Switching between Openreach, KCOM, Virgin Media and Sky
Last year, we outlined proposals for a process where customers switching landline, broadband or pay-TV services between different networks might only need to contact the provider they were moving to, who would then coordinate the switch on their behalf. There is already a similar process in place for landline and broadband customers who switch within the Openreach network.
Having carefully considered all of the evidence, we have decided that it would not be proportionate and justified to make changes to the process for switching services between Openreach, KCOM, Virgin Media and Sky.

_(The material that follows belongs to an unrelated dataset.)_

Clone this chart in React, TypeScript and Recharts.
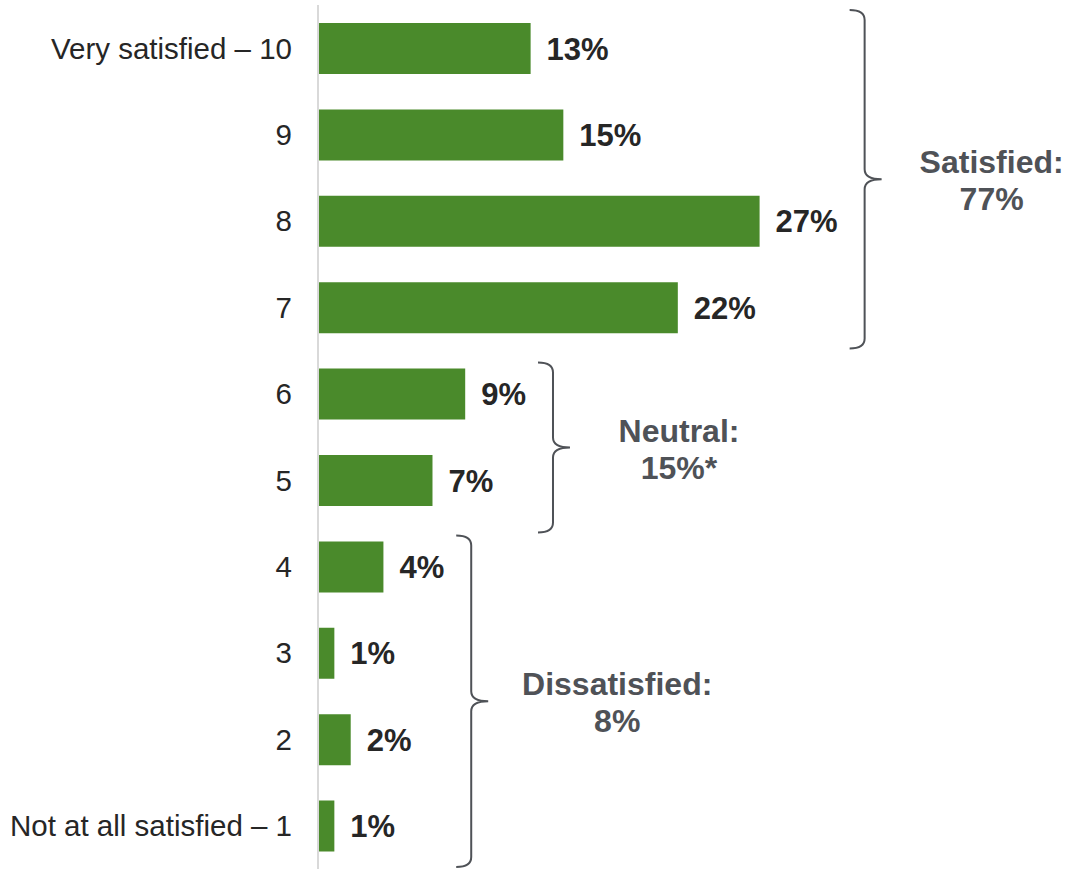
import { Bar, BarChart, LabelList, ReferenceArea, XAxis, YAxis } from "recharts";

const CATEGORIES = ["Very satisfied – 10", "9", "8", "7", "6", "5", "4", "3", "2", "Not at all satisfied – 1"];
const VALUES = [13, 15, 27, 22, 9, 7, 4, 1, 2, 1];

const GROUP_NAMES = ["Satisfied:", "Neutral:", "Dissatisfied:"];
const GROUP_TOTALS = ["77%", "15%*", "8%"];
const GROUP_FIRST = ["Very satisfied – 10", "6", "4"];
const GROUP_LAST = ["7", "5", "Not at all satisfied – 1"];

const FONT = "'Liberation Sans', Arial, sans-serif";
const GREEN = "#4a8a2b";
const DARK = "#262626";
const GREY = "#4f5257";
const LABEL_SIZE = 31;

// brace placement tweaks (pixels), per group
const BRACE_LAYOUT = [
  { top: 5, bottom: -2, dx: 110 },
  { top: 12, bottom: 9, dx: 109 },
  { top: 12, bottom: -2, dx: 129 },
];

const data = CATEGORIES.map((c, i) => ({ category: c, value: VALUES[i] }));

function groupMax(i: number) {
  const a = CATEGORIES.indexOf(GROUP_FIRST[i]);
  const b = CATEGORIES.indexOf(GROUP_LAST[i]);
  return Math.max(...VALUES.slice(a, b + 1));
}

function Brace(props: any) {
  const { x, y, width, height, idx } = props;
  const lay = BRACE_LAYOUT[idx];
  const max = groupMax(idx);
  const labelW = (String(max).length * 0.556 + 0.889) * LABEL_SIZE;
  const L = x + width + 16 + labelW + 12;
  const V = L + 15;
  const T = L + 32;
  const top = y + lay.top;
  const bot = y + height + lay.bottom;
  const mid = (top + bot) / 2;
  const r = 10;
  const d = `M${L},${top} Q${V},${top} ${V},${top + r} L${V},${mid - r} Q${V},${mid} ${T},${mid} Q${V},${mid} ${V},${mid + r} L${V},${bot - r} Q${V},${bot} ${L},${bot}`;
  const cx = T + lay.dx;
  return (
    <g>
      <path d={d} fill="none" stroke={GREY} strokeWidth={2} />
      <text x={cx} y={mid - 6} textAnchor="middle" fill={GREY} fontSize={32} fontWeight="bold" fontFamily={FONT}>
        {GROUP_NAMES[idx]}
      </text>
      <text x={cx} y={mid + 31} textAnchor="middle" fill={GREY} fontSize={32} fontWeight="bold" fontFamily={FONT}>
        {GROUP_TOTALS[idx]}
      </text>
    </g>
  );
}

export default function App() {
  return (
    <div style={{ position: "absolute", left: 0, top: 0, background: "#ffffff" }}>
      <BarChart width={1068} height={869} data={data} layout="vertical" margin={{ top: 5, right: 14, bottom: 0, left: 0 }}>
        <XAxis type="number" domain={[0, 45]} hide />
        <YAxis
          type="category"
          dataKey="category"
          width={318}
          tickSize={0}
          tickMargin={26}
          tickLine={false}
          axisLine={{ stroke: "#d9d9d9", strokeWidth: 2 }}
          interval={0}
          tick={{ fill: DARK, fontSize: 29.5, fontFamily: FONT }}
        />
        <Bar dataKey="value" fill={GREEN} barSize={51} isAnimationActive={false}>
          <LabelList
            dataKey="value"
            position="right"
            offset={16}
            formatter={(v: any) => `${v}%`}
            fill={DARK}
            fontSize={LABEL_SIZE}
            fontWeight="bold"
            fontFamily={FONT}
          />
        </Bar>
        {GROUP_NAMES.map((g, i) => (
          <ReferenceArea
            key={g}
            x1={0}
            x2={groupMax(i)}
            y1={GROUP_FIRST[i]}
            y2={GROUP_LAST[i]}
            ifOverflow="visible"
            shape={(p: any) => <Brace {...p} idx={i} />}
          />
        ))}
      </BarChart>
    </div>
  );
}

In reaching our decision, we’ve taken into account the amount it would cost industry providers to implement our proposed changes, and the benefits to consumers.3
We’ve concluded that the costs are significantly higher than originally estimated, and consider that pursuing our proposed changes would not be in consumers’ best interests at this time.4
We are now focused on addressing the wider problems that consumers face outside the formal switching process, and will aim to remove any barriers preventing customers from getting a better deal.
Notes to editors
Source: Ofcom Switching Tracker carried out by Saville Rossiter-Base in July to August 2016
Inactive: people least likely to have had past involvement in the market. They may have switched, considered or negotiated, but not in the last two years. These consumers tend to say they have no interest in changing provider.
Passive: more likely than ‘inactive’ consumers to have switched, considered or negotiated a deal, but not in the last two years. These consumers indicate some current interest in the market, such as saying they are open to the idea of a new provider.
Interested: broadly similar to ‘passive’ consumers in past behaviour, but they may have shopped around previously. This group is more likely than ‘passive’ consumers to be open to the idea of a new provider.
Engaged: these are people who have been the most active in switching, considering, shopping around or negotiating over the last two years, and who are also interested now in what the market has to offer. They may be actively looking for a new deal, or open to the idea of a new provider.
- 87% of landline-only consumers, 78% of pay-TV-only consumers, 42% of dual play consumers, and 43% of triple play consumers were found to be outside their minimum contract period last year. (See Ofcom’s Pricing trends for communications services in the UK 2016).
- We estimate the costs to industry to implement our proposed reforms would be around £110m over ten years. We have also considered that these increased costs might lead to higher prices, or reduce operators’ ability to invest in their networks and quality of service.
- In reaching our decision, we have also taken account of the fact that our proposed reforms would only benefit two fifths of landline, broadband and/or pay-TV switchers. In addition, other interventions proposed since publishing our consultation - such as automatic compensation – may help reduce loss of service for people switching services between networks. Further, there is evidence to suggest that factors outside the formal switching process may be preventing or hindering consumers from engaging in communications markets. Our work on increasing consumers’ engagement will look at these.